**STORED DATA**
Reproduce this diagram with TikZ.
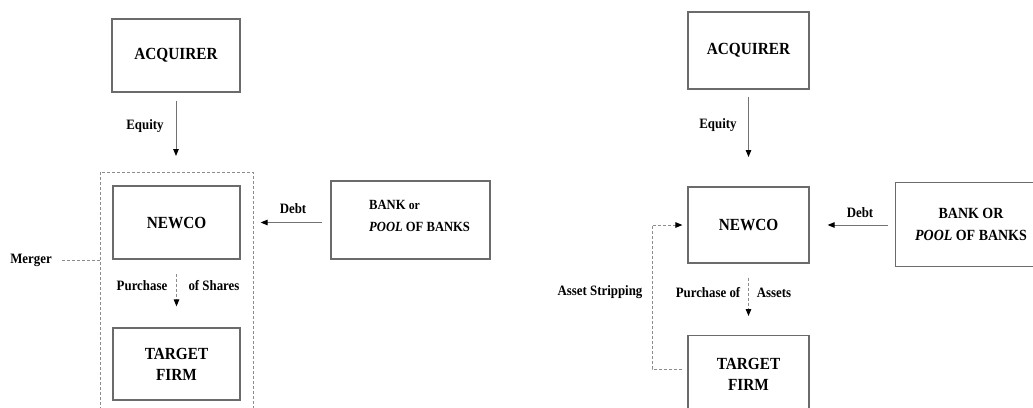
\documentclass[tikz,border=0pt]{standalone}
\usepackage{fontspec}
\newfontfamily\cfont{Liberation Serif}[FakeStretch=0.9]
\usetikzlibrary{arrows.meta,calc}
\definecolor{boxgray}{gray}{0.42}
\definecolor{linegray}{gray}{0.45}
\definecolor{dashgray}{gray}{0.55}
\tikzset{
  boxnode/.style={draw=boxgray, line width=1.2pt, inner sep=0pt, align=center,
    font=\cfont\bfseries\fontsize{17}{21}\selectfont},
  banktext/.style={align=center, inner sep=0pt, font=\cfont\bfseries\fontsize{14}{22}\selectfont},
  lbl/.style={inner sep=2pt, font=\cfont\bfseries\fontsize{14.3}{16}\selectfont},
  arr/.style={draw=linegray, line width=1pt, -{Triangle[length=7pt,width=5.5pt,color=black]}},
  dasharr/.style={draw=dashgray, line width=1pt, dash pattern=on 3pt off 2pt,
    -{Triangle[length=7pt,width=5.5pt,color=black]}},
  dashline/.style={draw=dashgray, line width=1pt, dash pattern=on 3pt off 2pt}
}
\begin{document}
\begin{tikzpicture}[x=1pt,y=-1pt]
\useasboundingbox (0,0) rectangle (1033,407);
\clip (0,0) rectangle (1033,407);
% ---------- left diagram ----------
\node[boxnode, minimum width=128, minimum height=73] (ACQ1) at (176,55.5) {ACQUIRER};
\node[boxnode, minimum width=127, minimum height=73] (NEW1) at (176.5,222.5) {NEWCO};
\node[boxnode, minimum width=127, minimum height=72] (TGT1) at (176.5,364) {TARGET\\FIRM};
\node[draw=boxgray, line width=1.2pt, minimum width=159, minimum height=78, inner sep=0pt] (BANK1) at (410.5,220) {};
\node[banktext, align=left, anchor=west] (BT1) at (369,215.5) {BANK {\fontsize{13}{22}\selectfont or}\\\textit{POOL} OF BANKS};
\coordinate (eq1) at (176,156);
\draw[arr] ([yshift=-8pt]ACQ1.south) -- (eq1);
\node[lbl] (leq1) at (145,126) {Equity};
\draw[arr, shorten <=8pt, shorten >=20pt] (BANK1.west |- NEW1.east) -- (NEW1.east);
\node[lbl] (ldebt1) at (293,209) {Debt};
\draw[dasharr, shorten <=14pt, shorten >=21pt] (NEW1.south) -- (TGT1.north);
\node[lbl] (lpur1) at (142,286) {Purchase};
\node[lbl] (lsh1) at (214,286) {of Shares};
\coordinate (mg) at (100,260);
\draw[dashline] (100,415) -- (100,172) -- (253,172) -- (253,415);
\node[lbl] (merger) at (31,260) {Merger};
\draw[dashline] ([xshift=8pt]merger.east) -- (mg);
% ---------- right diagram ----------
\node[boxnode, minimum width=121, minimum height=77] (ACQ2) at (748.5,50.5) {ACQUIRER};
\node[boxnode, minimum width=121, minimum height=76] (NEW2) at (748.5,225) {NEWCO};
\node[boxnode, minimum width=121, minimum height=90, anchor=north] (TGT2) at (748.5,335) {};
\node[boxnode, draw=none] (TT2) at (748.5,374) {TARGET\\FIRM};
\node[draw=boxgray, line width=1.2pt, minimum width=160, minimum height=84, inner sep=0pt, anchor=north west] (BANK2) at (895,182) {};
\node[banktext, font=\cfont\bfseries\fontsize{15.5}{22}\selectfont] (BT2) at (971,224) {BANK OR\\\textit{POOL} OF BANKS};
\coordinate (eq2) at (748.5,157);
\draw[arr] ([yshift=-7pt]ACQ2.south) -- (eq2);
\node[lbl] (leq2) at (718,125) {Equity};
\draw[arr, shorten <=7pt, shorten >=18pt] (BANK2.west |- NEW2.east) -- (NEW2.east);
\node[lbl] (ldebt2) at (860,213) {Debt};
\draw[dasharr, shorten <=14pt, shorten >=19pt] (NEW2.south) -- (TGT2.north);
\node[lbl] (lpur2) at (708,293) {Purchase of};
\node[lbl] (las2) at (774,293) {Assets};
\draw[dasharr] ([xshift=-5pt,yshift=-34pt]TGT2.north west) -| ([xshift=-35pt]NEW2.west) -- ([xshift=-5pt]NEW2.west);
\node[lbl] (lstrip) at (600,292) {Asset Stripping};
\end{tikzpicture}
\end{document}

**GIVEN INSTRUCTION**
Transcribe all of the material exactly, leaving out whatever pictures it contains.

**EXERCISE ANSWER**
Reproduce this diagram with TikZ.
\documentclass[tikz,border=0pt]{standalone}
\usepackage{fontspec}
\newfontfamily\cfont{Liberation Serif}[FakeStretch=0.9]
\usetikzlibrary{arrows.meta,calc}
\definecolor{boxgray}{gray}{0.42}
\definecolor{linegray}{gray}{0.45}
\definecolor{dashgray}{gray}{0.55}
\tikzset{
  boxnode/.style={draw=boxgray, line width=1.2pt, inner sep=0pt, align=center,
    font=\cfont\bfseries\fontsize{17}{21}\selectfont},
  banktext/.style={align=center, inner sep=0pt, font=\cfont\bfseries\fontsize{14}{22}\selectfont},
  lbl/.style={inner sep=2pt, font=\cfont\bfseries\fontsize{14.3}{16}\selectfont},
  arr/.style={draw=linegray, line width=1pt, -{Triangle[length=7pt,width=5.5pt,color=black]}},
  dasharr/.style={draw=dashgray, line width=1pt, dash pattern=on 3pt off 2pt,
    -{Triangle[length=7pt,width=5.5pt,color=black]}},
  dashline/.style={draw=dashgray, line width=1pt, dash pattern=on 3pt off 2pt}
}
\begin{document}
\begin{tikzpicture}[x=1pt,y=-1pt]
\useasboundingbox (0,0) rectangle (1033,407);
\clip (0,0) rectangle (1033,407);
% ---------- left diagram ----------
\node[boxnode, minimum width=128, minimum height=73] (ACQ1) at (176,55.5) {ACQUIRER};
\node[boxnode, minimum width=127, minimum height=73] (NEW1) at (176.5,222.5) {NEWCO};
\node[boxnode, minimum width=127, minimum height=72] (TGT1) at (176.5,364) {TARGET\\FIRM};
\node[draw=boxgray, line width=1.2pt, minimum width=159, minimum height=78, inner sep=0pt] (BANK1) at (410.5,220) {};
\node[banktext, align=left, anchor=west] (BT1) at (369,215.5) {BANK {\fontsize{13}{22}\selectfont or}\\\textit{POOL} OF BANKS};
\coordinate (eq1) at (176,156);
\draw[arr] ([yshift=-8pt]ACQ1.south) -- (eq1);
\node[lbl] (leq1) at (145,126) {Equity};
\draw[arr, shorten <=8pt, shorten >=20pt] (BANK1.west |- NEW1.east) -- (NEW1.east);
\node[lbl] (ldebt1) at (293,209) {Debt};
\draw[dasharr, shorten <=14pt, shorten >=21pt] (NEW1.south) -- (TGT1.north);
\node[lbl] (lpur1) at (142,286) {Purchase};
\node[lbl] (lsh1) at (214,286) {of Shares};
\coordinate (mg) at (100,260);
\draw[dashline] (100,415) -- (100,172) -- (253,172) -- (253,415);
\node[lbl] (merger) at (31,260) {Merger};
\draw[dashline] ([xshift=8pt]merger.east) -- (mg);
% ---------- right diagram ----------
\node[boxnode, minimum width=121, minimum height=77] (ACQ2) at (748.5,50.5) {ACQUIRER};
\node[boxnode, minimum width=121, minimum height=76] (NEW2) at (748.5,225) {NEWCO};
\node[boxnode, minimum width=121, minimum height=90, anchor=north] (TGT2) at (748.5,335) {};
\node[boxnode, draw=none] (TT2) at (748.5,374) {TARGET\\FIRM};
\node[draw=boxgray, line width=1.2pt, minimum width=160, minimum height=84, inner sep=0pt, anchor=north west] (BANK2) at (895,182) {};
\node[banktext, font=\cfont\bfseries\fontsize{15.5}{22}\selectfont] (BT2) at (971,224) {BANK OR\\\textit{POOL} OF BANKS};
\coordinate (eq2) at (748.5,157);
\draw[arr] ([yshift=-7pt]ACQ2.south) -- (eq2);
\node[lbl] (leq2) at (718,125) {Equity};
\draw[arr, shorten <=7pt, shorten >=18pt] (BANK2.west |- NEW2.east) -- (NEW2.east);
\node[lbl] (ldebt2) at (860,213) {Debt};
\draw[dasharr, shorten <=14pt, shorten >=19pt] (NEW2.south) -- (TGT2.north);
\node[lbl] (lpur2) at (708,293) {Purchase of};
\node[lbl] (las2) at (774,293) {Assets};
\draw[dasharr] ([xshift=-5pt,yshift=-34pt]TGT2.north west) -| ([xshift=-35pt]NEW2.west) -- ([xshift=-5pt]NEW2.west);
\node[lbl] (lstrip) at (600,292) {Asset Stripping};
\end{tikzpicture}
\end{document}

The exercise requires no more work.